I took some students to the zoo after reading Blake’s “Tyger, Tyger burning bright,” Stevens’s “Thirteen Ways of Looking at a Blackbird,” and Lorenz’s King Solomon’s Ring. They saw the monkeys catch a pigeon and tear it apart. I kept reminding them that that was extraordinary. “Watch an animal going about its regular habits,” I said, but then they saw an alligator shut its jaws on a low-flying pigeon. I remembered that I don’t see ordinary stuff either.
I’ve watche
d ants make off with a used Band-Aid. I’ve watched a single termite bore through a book, a circle clean through. I saw a pigeon vomit milk, and didn’t know whether it was sick, or whether its babies had died and the milk sacs in its throat were engorged. I have a friend who was pregnant at the same time as her mare, and, just exactly like the Chinese superstition that only one of the babies would live, the horse gave birth to a foal in two pieces.

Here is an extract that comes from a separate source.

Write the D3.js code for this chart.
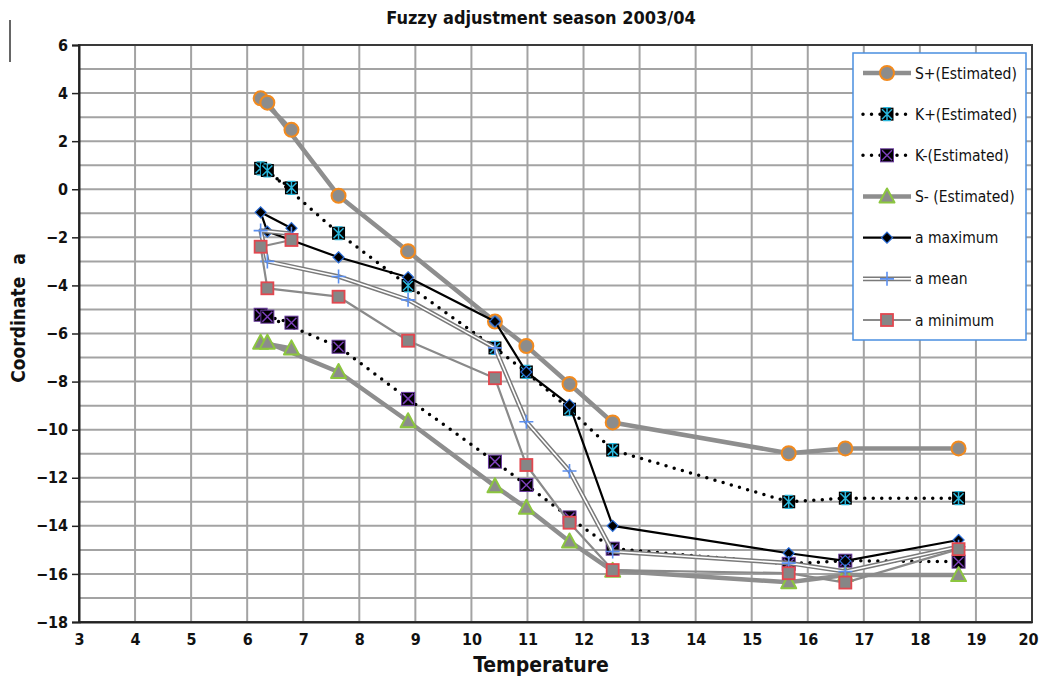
<!DOCTYPE html>
<html>
<head>
<meta charset="utf-8">
<script src="https://cdn.jsdelivr.net/npm/d3@7"></script>
<style>
html,body{margin:0;padding:0;background:#fff;}
svg{display:block;}
</style>
</head>
<body>
<svg id="chart" width="1040" height="677"></svg>
<script>
// ---- data (order as in the source table) ----
const temperature = [6.79, 6.24, 6.36, 7.63, 8.87, 10.42, 10.98, 11.75, 12.52, 15.66, 16.67, 18.69];
const sPlus  = [2.47, 3.78, 3.6, -0.27, -2.58, -5.5, -6.52, -8.1, -9.7, -10.98, -10.78, -10.78];
const kPlus  = [0.06, 0.87, 0.78, -1.83, -4.0, -6.6, -7.6, -9.15, -10.85, -13.0, -12.85, -12.85];
const kMinus = [-5.55, -5.22, -5.3, -6.55, -8.72, -11.33, -12.3, -13.65, -14.95, -15.58, -15.45, -15.49];
const sMinus = [-6.62, -6.38, -6.38, -7.6, -9.65, -12.35, -13.25, -14.65, -15.87, -16.35, -16.05, -16.05];
const aMax   = [-1.62, -0.96, -1.76, -2.83, -3.66, -5.5, -7.6, -8.97, -14.0, -15.14, -15.46, -14.59];
const aMean  = [-1.85, -1.72, -3.0, -3.63, -4.6, -6.6, -9.67, -11.72, -15.07, -15.55, -15.9, -14.87];
const aMin   = [-2.11, -2.39, -4.12, -4.47, -6.3, -7.86, -11.47, -13.87, -15.84, -15.97, -16.36, -14.97];
const seriesNames = ["S+(Estimated)", "K+(Estimated)", "K-(Estimated)", "S- (Estimated)", "a maximum", "a mean", "a minimum"];
const xTicks = d3.range(3, 21, 1);
const yTicks = d3.range(-18, 7, 2);
const titleText = "Fuzzy adjustment season 2003/04";
const xTitle = "Temperature";
const yTitle = "Coordinate  a";

// ---- layout ----
const L = 79, R = 1032, T = 45, B = 622;
const svg = d3.select("#chart");
const x = d3.scaleLinear().domain([3, 20]).range([L, R]);
const y = d3.scaleLinear().domain([-18, 6]).range([B, T]);
const narrow = "'Liberation Sans Narrow','DejaVu Sans Condensed',Arial,sans-serif";

// frame fragment at top-left
svg.append("line").attr("x1", 10).attr("x2", 10).attr("y1", 20).attr("y2", 62)
  .attr("stroke", "#333").attr("stroke-width", 1.5);

// grid
const grid = svg.append("g");
grid.selectAll(".gx").data(d3.range(4, 20, 1)).join("line")
  .attr("x1", d => x(d)).attr("x2", d => x(d)).attr("y1", T).attr("y2", B)
  .attr("stroke", "#a3a3a3").attr("stroke-width", 2);
grid.selectAll(".gy").data(d3.range(-17, 6, 1)).join("line")
  .attr("x1", L).attr("x2", R).attr("y1", d => y(d)).attr("y2", d => y(d))
  .attr("stroke", "#a3a3a3").attr("stroke-width", 2);

// plot border
svg.append("rect").attr("x", L).attr("y", T).attr("width", R - L).attr("height", B - T)
  .attr("fill", "none").attr("stroke", "#3a3a3a").attr("stroke-width", 2);

// axes
const yAxis = d3.axisLeft(y).tickValues(yTicks).tickSize(7).tickPadding(4).tickFormat(d3.format("d"));
const gy = svg.append("g").attr("transform", `translate(${L},0)`).call(yAxis);
gy.select(".domain").attr("stroke", "#222").attr("stroke-width", 2);
gy.selectAll(".tick line").attr("stroke", "#222").attr("stroke-width", 1.5);
gy.selectAll(".tick text").attr("font-family", narrow).attr("font-weight", "bold")
  .attr("font-size", 16).attr("fill", "#111");

const xAxis = d3.axisBottom(x).tickValues(xTicks).tickSize(0).tickPadding(12).tickFormat(d3.format("d"));
const gx = svg.append("g").attr("transform", `translate(0,${B})`).call(xAxis);
gx.select(".domain").attr("stroke", "#222").attr("stroke-width", 2);
gx.selectAll(".tick text").attr("font-family", narrow).attr("font-weight", "bold")
  .attr("font-size", 16).attr("fill", "#111")
  .attr("dx", d => d === 20 ? -4 : 0);

// titles
svg.append("text").attr("x", 541).attr("y", 24).attr("text-anchor", "middle")
  .attr("font-family", narrow).attr("font-weight", "bold").attr("font-size", 18)
  .attr("fill", "#111").text(titleText);
svg.append("text").attr("x", 541).attr("y", 672).attr("text-anchor", "middle")
  .attr("font-family", narrow).attr("font-weight", "bold").attr("font-size", 21)
  .attr("fill", "#111").text(xTitle);
svg.append("text").attr("transform", "translate(25,318) rotate(-90)").attr("text-anchor", "middle")
  .attr("font-family", narrow).attr("font-weight", "bold").attr("font-size", 19)
  .attr("fill", "#111").attr("xml:space", "preserve").text(yTitle);

// ---- series styles ----
const series = [
  {name: seriesNames[0], vals: sPlus,  line: [{c: "#8e8e8e", w: 4.5}], marker: "circle"},
  {name: seriesNames[1], vals: kPlus,  line: [{c: "#000", w: 3.5, dash: "0,8.5"}], marker: "kplus"},
  {name: seriesNames[2], vals: kMinus, line: [{c: "#000", w: 3.5, dash: "0,8.5"}], marker: "kminus"},
  {name: seriesNames[3], vals: sMinus, line: [{c: "#8e8e8e", w: 4.5}], marker: "triangle"},
  {name: seriesNames[4], vals: aMax,   line: [{c: "#000", w: 2.2}], marker: "diamond"},
  {name: seriesNames[5], vals: aMean,  line: [{c: "#7a7a7a", w: 4.6}, {c: "#fff", w: 1.6}], marker: "plus"},
  {name: seriesNames[6], vals: aMin,   line: [{c: "#8a8a8a", w: 2.2}], marker: "square"}
];

function drawMarker(g, type, cx, cy) {
  const m = g.append("g").attr("transform", `translate(${cx},${cy})`);
  if (type === "circle") {
    m.append("circle").attr("r", 7).attr("fill", "#8c8c8c").attr("stroke", "#f28a1e").attr("stroke-width", 2);
  } else if (type === "kplus") {
    m.append("rect").attr("x", -6.5).attr("y", -6.5).attr("width", 13).attr("height", 13).attr("fill", "#000");
    const p = "M-5,-5L5,5M5,-5L-5,5M0,-6.5L0,6.5";
    m.append("path").attr("d", p).attr("stroke", "#2ab7dc").attr("stroke-width", 1.5).attr("fill", "none");
    m.append("path").attr("d", "M-4,-6.5L4,-6.5M-4,6.5L4,6.5").attr("stroke", "#2ab7dc").attr("stroke-width", 1.2);
  } else if (type === "kminus") {
    m.append("rect").attr("x", -6.5).attr("y", -6.5).attr("width", 13).attr("height", 13).attr("fill", "#000")
      .attr("stroke", "#6a3aa0").attr("stroke-width", 1);
    m.append("path").attr("d", "M-5,-5L5,5M5,-5L-5,5").attr("stroke", "#7b3fb8").attr("stroke-width", 1.5);
  } else if (type === "triangle") {
    m.append("path").attr("d", "M0,-8L7.5,6L-7.5,6Z").attr("fill", "#8c8c8c")
      .attr("stroke", "#8cc63f").attr("stroke-width", 2).attr("stroke-linejoin", "round");
  } else if (type === "diamond") {
    m.append("path").attr("d", "M0,-5.5L5.5,0L0,5.5L-5.5,0Z").attr("fill", "#000")
      .attr("stroke", "#2a6cd6").attr("stroke-width", 1.2);
  } else if (type === "plus") {
    m.append("path").attr("d", "M-7,0L7,0M0,-7L0,7").attr("stroke", "#5b8ff0").attr("stroke-width", 1.6);
  } else if (type === "square") {
    m.append("rect").attr("x", -6).attr("y", -6).attr("width", 12).attr("height", 12).attr("fill", "#868686")
      .attr("stroke", "#e2474f").attr("stroke-width", 1.8);
  }
}

const plot = svg.append("g");
const lineGen = d3.line().x(d => x(d[0])).y(d => y(d[1]));
series.forEach(s => {
  const pts = temperature.map((t, i) => [t, s.vals[i]]);
  const g = plot.append("g");
  s.line.forEach(st => {
    const p = g.append("path").attr("d", lineGen(pts)).attr("fill", "none")
      .attr("stroke", st.c).attr("stroke-width", st.w).attr("stroke-linejoin", "round");
    if (st.dash) p.attr("stroke-dasharray", st.dash).attr("stroke-linecap", "round");
  });
  pts.forEach(p => drawMarker(g, s.marker, x(p[0]), y(p[1])));
});

// ---- legend ----
const lg = svg.append("g");
lg.append("rect").attr("x", 853).attr("y", 53).attr("width", 173).attr("height", 287)
  .attr("fill", "#fff").attr("stroke", "#4a8fe0").attr("stroke-width", 1.5);
const legY = d3.scalePoint().domain(seriesNames).range([73, 320]);
series.forEach(s => {
  const cy = legY(s.name);
  s.line.forEach(st => {
    const p = lg.append("line").attr("x1", 863).attr("x2", 911).attr("y1", cy).attr("y2", cy)
      .attr("stroke", st.c).attr("stroke-width", st.w);
    if (st.dash) p.attr("stroke-dasharray", st.dash).attr("stroke-linecap", "round");
  });
  drawMarker(lg, s.marker, 887, cy);
  lg.append("text").attr("x", 915).attr("y", cy + 5.5).attr("font-family", "'DejaVu Sans Condensed','DejaVu Sans',sans-serif")
    .attr("font-size", 15.5).attr("fill", "#111").attr("xml:space", "preserve").text(s.name);
});
</script>
</body>
</html>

When he was about four, we took our son crabbing for the “crabs with no eyes,” as he called them. They did have eyes, but they were on stalks. The crabs fingered the bait as if with hands; very delicately they touched it, turned it, swung it. One grabbed hold of the line, and we pulled it up. But our son, a Cancer, said, “Let’s name him Linda.” We put Linda back in the river and went home.
Useful Education
I have taught school for twelve years. I’ve taught grammar school, high school, alternative school, business school, and college; math, English, English as a second language, journalism, and creative writing. I’ve also been a writer for twenty-eight years, the writing years and the teaching years overlapping. I ought to be able to tell how to teach people to write.

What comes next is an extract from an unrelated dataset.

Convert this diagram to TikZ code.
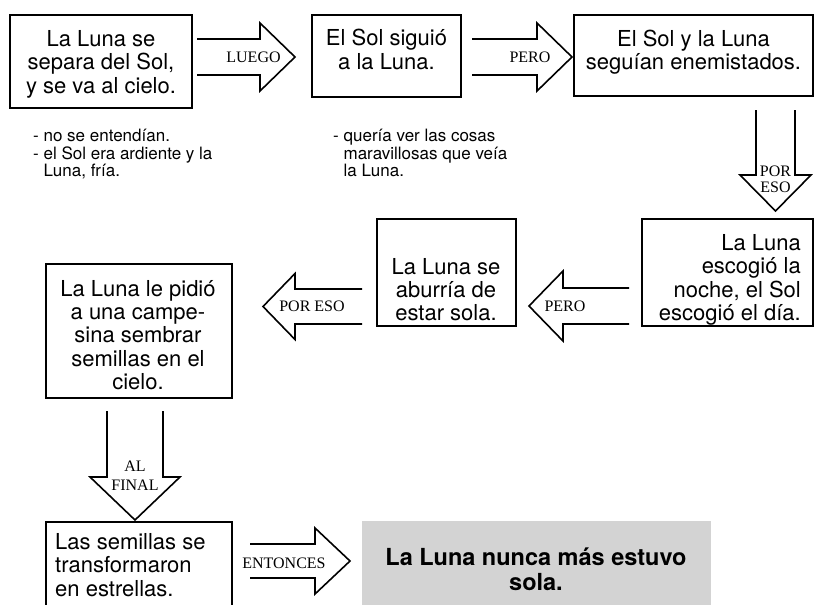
\documentclass[tikz,border=0pt]{standalone}
\usepackage{fontspec}
\setmainfont{TeX Gyre Heros}
\newfontfamily\tagfont{Liberation Serif}

\definecolor{endgray}{RGB}{211,211,211}

\begin{document}
\begin{tikzpicture}[x=1pt, y=-1pt,
	box/.style={draw, line width=2pt, inner sep=0pt},
	boxtext/.style={inner sep=0pt, font=\fontsize{22pt}{23.3pt}\selectfont},
	note/.style={inner sep=0pt, align=left, anchor=west, font=\fontsize{17pt}{17.5pt}\selectfont},
	hollow/.style={draw, line width=1.6pt, line join=miter},
	tag/.style={inner sep=0pt, align=center, font=\tagfont\fontsize{16pt}{16pt}\selectfont}]

\path [use as bounding box] (0,0) rectangle (814,605);
\clip (0,0) rectangle (814,605);

% BOXES
\node [box, minimum width=182pt, minimum height=93pt] (separa) at (101,61.5) {};
\node [box, minimum width=149pt, minimum height=82pt] (sigue) at (386.5,56) {};
\node [box, minimum width=239pt, minimum height=81pt] (enemigos) at (693.5,55.5) {};
\node [box, minimum width=171pt, minimum height=107pt] (escoge) at (727.5,272.5) {};
\node [box, minimum width=139pt, minimum height=107pt] (aburre) at (446.5,272.5) {};
\node [box, minimum width=186pt, minimum height=134pt] (pide) at (139,331) {};
\node [box, minimum width=186pt, minimum height=118pt] (semillas) at (139,581) {};
\node [fill=endgray, inner sep=0pt, minimum width=349pt, minimum height=119pt] (nunca) at (536.5,580.5) {};

% TEXTS
\node [boxtext, align=center] (separa-t) at (101,64.3) {La Luna se\\separa del Sol,\\y se va al cielo.};
\node [boxtext, align=center] (sigue-t) at (386.5,49.5) {El Sol siguió\\a la Luna.};
\node [boxtext, align=center] (enemigos-t) at (693.5,52.3) {El Sol y la Luna\\seguían enemistados.};
\node [boxtext, align=right, anchor=east] (escoge-t) at (801,279.8) {La Luna\\escogió la\\noche, el Sol\\escogió el día.};
\node [boxtext, align=center] (aburre-t) at (446,289.5) {La Luna se\\aburría de\\estar sola.};
\node [boxtext, align=center] (pide-t) at (138,335) {La Luna le pidió\\a una campe-\\sina sembrar\\semillas en el\\cielo.};
\node [boxtext, align=left, anchor=west] (semillas-t) at (55,565) {Las semillas se\\transformaron\\en estrellas.};
\node [boxtext, align=center, font=\fontsize{23.5pt}{25pt}\selectfont\bfseries] (nunca-t) at (536,569) {La Luna nunca más estuvo\\sola.};

% NOTES
\node [note] (nota1) at (33,154.3) {- no se entendían.\\- el Sol era ardiente y la\\\hphantom{- }Luna, fría.};
\node [note] (nota2) at (333,153) {- quería ver las cosas\\\hphantom{- }maravillosas que veía\\\hphantom{- }la Luna.};

% ARROWS
\coordinate (luego-a) at (197,57);
\draw [hollow] (luego-a) +(0,-18) -- +(63,-18) -- +(63,-34) -- +(98,0) -- +(63,34) -- +(63,18) -- +(0,18);
\node [tag] (luego) at (253.5,57.4) {LUEGO};

\coordinate (pero1-a) at (472,57);
\draw [hollow] (pero1-a) +(0,-18) -- +(65,-18) -- +(65,-34) -- +(100,0) -- +(65,34) -- +(65,18) -- +(0,18);
\node [tag] (pero1) at (530,57.4) {PERO};

\coordinate (poreso1-a) at (775.5,110);
\draw [hollow] (poreso1-a) +(-19.5,0) -- +(-19.5,65) -- +(-35.5,65) -- +(0,101) -- +(35.5,65) -- +(19.5,65) -- +(19.5,0);
\node [tag] (poreso1) at (775.5,179.7) {POR\\ESO};

\coordinate (pero2-a) at (629,306);
\draw [hollow] (pero2-a) +(0,-18) -- +(-66,-18) -- +(-66,-35) -- +(-100,0) -- +(-66,35) -- +(-66,18) -- +(0,18);
\node [tag] (pero2) at (565,306) {PERO};

\coordinate (poreso2-a) at (362,306.5);
\draw [hollow] (poreso2-a) +(0,-17.5) -- +(-67,-17.5) -- +(-67,-33) -- +(-99,0) -- +(-67,33) -- +(-67,17.5) -- +(0,17.5);
\node [tag] (poreso2) at (312,306) {POR ESO};

\coordinate (alfinal-a) at (135,411);
\draw [hollow] (alfinal-a) +(-28,0) -- +(-28,66) -- +(-45,66) -- +(0,109) -- +(45,66) -- +(28,66) -- +(28,0);
\node [tag] (alfinal) at (135,476) {AL\\[3pt]FINAL};

\coordinate (entonces-a) at (250,561);
\draw [hollow] (entonces-a) +(0,-17) -- +(65,-17) -- +(65,-33) -- +(100,0) -- +(65,33) -- +(65,17) -- +(0,17);
\node [tag] (entonces) at (284,563) {ENTONCES};

\end{tikzpicture}
\end{document}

The way I don’t do it is the way Mrs. Garner taught us in fourth grade. Mrs. Garner was an organized woman, who brought out a box of decorations for each holiday and new season. Year after year, she put up the same bulletin boards and gave the same lessons; we knew exactly what the younger brother or sister was learning and what would come next. Nowadays we teachers invent new courses each semester—The American Novel in Film, Science Fiction, The Alienated Adolescent, Lovers at War, etc. We never get to establish a file of tried and true ditto sheets like Mrs. Garner’s. She pressed hers on a gelatin plate, and pulled duplicates one by one.